Objectives: To describe changes in the prevalence and severity of pain and prescribing of non-opioid analgesics in US emergency departments (EDs) from 2000 to 2010.
Methods: Analysis of serial cross-sectional data regarding ED visits from the National Hospital Ambulatory Medical Care Survey. Visits were limited to patients ≥18 years old without malignancy. Outcome measures included annual volume of visits among adults with a primary symptom or diagnosis of pain, annual rates of patient-reported pain severity, and predictors of non-opioid receipt for non-malignant pain.
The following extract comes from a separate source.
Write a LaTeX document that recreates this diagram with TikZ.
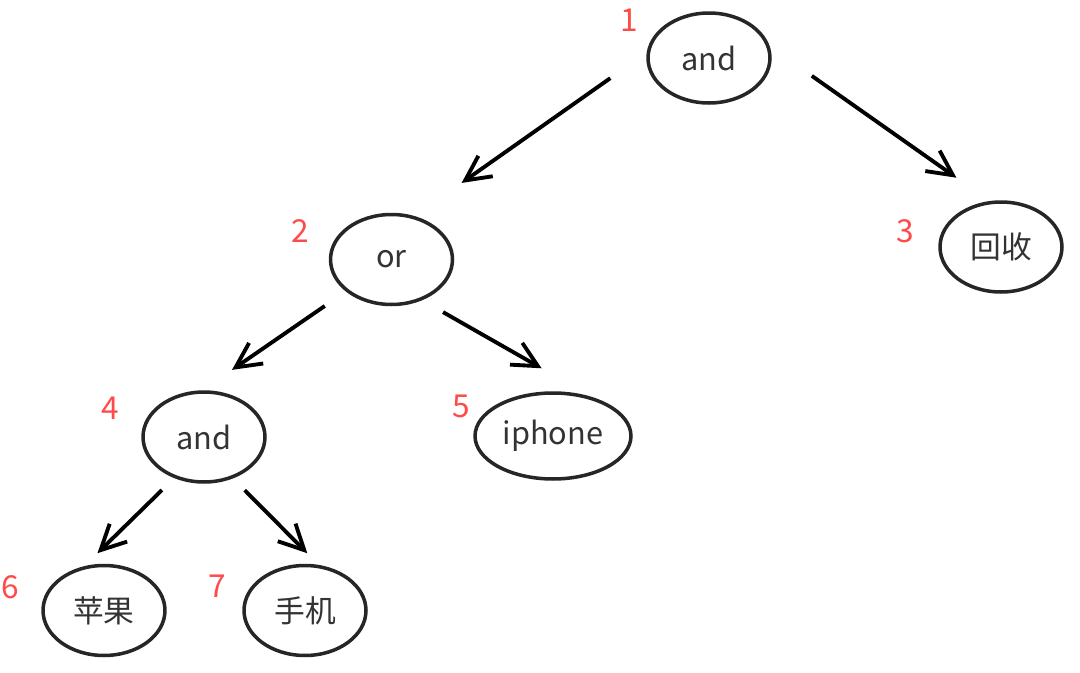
\documentclass[tikz,border=0pt]{standalone}
\usepackage{fontspec}
\setmainfont{Noto Sans CJK SC}
\usetikzlibrary{shapes.geometric,arrows.meta}
\definecolor{nodeline}{HTML}{262626}
\definecolor{nodetext}{HTML}{333333}
\definecolor{numred}{HTML}{FF4A4A}
\tikzset{
  treenode/.style={ellipse, draw=nodeline, line width=2pt, text=nodetext,
    minimum width=2.44cm, minimum height=1.8cm, inner sep=0pt,
    font=\fontsize{17.5}{20}\selectfont},
  numlabel/.style={text=numred, font=\fontsize{18}{20}\selectfont},
  treeedge/.style={line width=2.2pt, -{Straight Barb[length=0.5cm,width=0.5cm]}}
}
\begin{document}
\begin{tikzpicture}[x=0.02cm,y=-0.02cm]
        % Area del disegno
        \useasboundingbox (0,0) rectangle (1080,673);

        % Nodi dell'albero
        \node[treenode] (n1) at (709,58) {\raisebox{-1.5pt}{and}};
        \node[treenode] (n2) at (391.5,259.5) {\raisebox{-1.5pt}{or}};
        \node[treenode] (n3) at (1001,247) {回收};
        \node[treenode] (n4) at (204,437) {\raisebox{-1.5pt}{and}};
        \node[treenode, minimum width=3.12cm, minimum height=1.72cm] (n5) at (553,436) {\raisebox{-1.5pt}{iphone}};
        \node[treenode] (n6) at (104,610.5) {苹果};
        \node[treenode] (n7) at (305,610.5) {手机};

        % Numeri rossi
        \node[numlabel] (k1) at (629,20) {1};
        \node[numlabel] (k2) at (300,231) {2};
        \node[numlabel] (k3) at (905.5,231.5) {3};
        \node[numlabel] (k4) at (110.7,408) {4};
        \node[numlabel] (k5) at (461,406) {5};
        \node[numlabel] (k6) at (10,587) {6};
        \node[numlabel] (k7) at (217.5,586) {7};

        % Frecce
        \draw[treeedge, shorten <=0.89cm, shorten >=1.15cm] (n1.175) -- (n2.62);
        \draw[treeedge, shorten <=1.03cm, shorten >=0.81cm] (n1.11) -- (n3.104);
        \draw[treeedge, shorten <=0.51cm, shorten >=0.72cm] (n2.215) -- (n4.92);
        \draw[treeedge, shorten <=0.48cm, shorten >=1.16cm] (n2.-53) -- (n5.45);
        \draw[treeedge, shorten <=0.34cm, shorten >=0.37cm] (n4.234) -- (n6.114);
        \draw[treeedge, shorten <=0.33cm, shorten >=0.33cm] (n4.-55) -- (n7.73);
    \end{tikzpicture}
\end{document}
Results: Rates of pain remained stable, representing approximately 45% of visits from 2000 through 2010. Patients reported pain as their primary symptom twice as often as providers reported a primary pain diagnosis (40% vs 20%). The percentage of patients reporting severe pain increased from 25% (95% confidence intervals [CI] 22%-27%) in 2003 to 40% (CI 37%-42%) in 2008. From 2000 to 2010, the proportion of pain visits treated with pharmacotherapies increased from 56% (CI 53%-58%) to 71% (CI 69%-72%), although visits treated exclusively with non-opioids decreased 21% from 28% (CI 27%-30%) to 22% (CI 20%-23%). The adjusted odds of non-opioid rather than opioid receipt were greater among visits for patients 18 to 24 years old (odds ratio [OR] 1.35, CI 1.24-1.46), receiving fewer medicines (OR 2.91, CI 2.70-3.15) and those with a diagnosis of mental illness (OR 2.24, CI 1.99-2.52).
Conclusions: Large increases in opioid utilization in EDs have coincided with reductions in the use of non-opioid analgesics and an unchanging prevalence of pain among patients.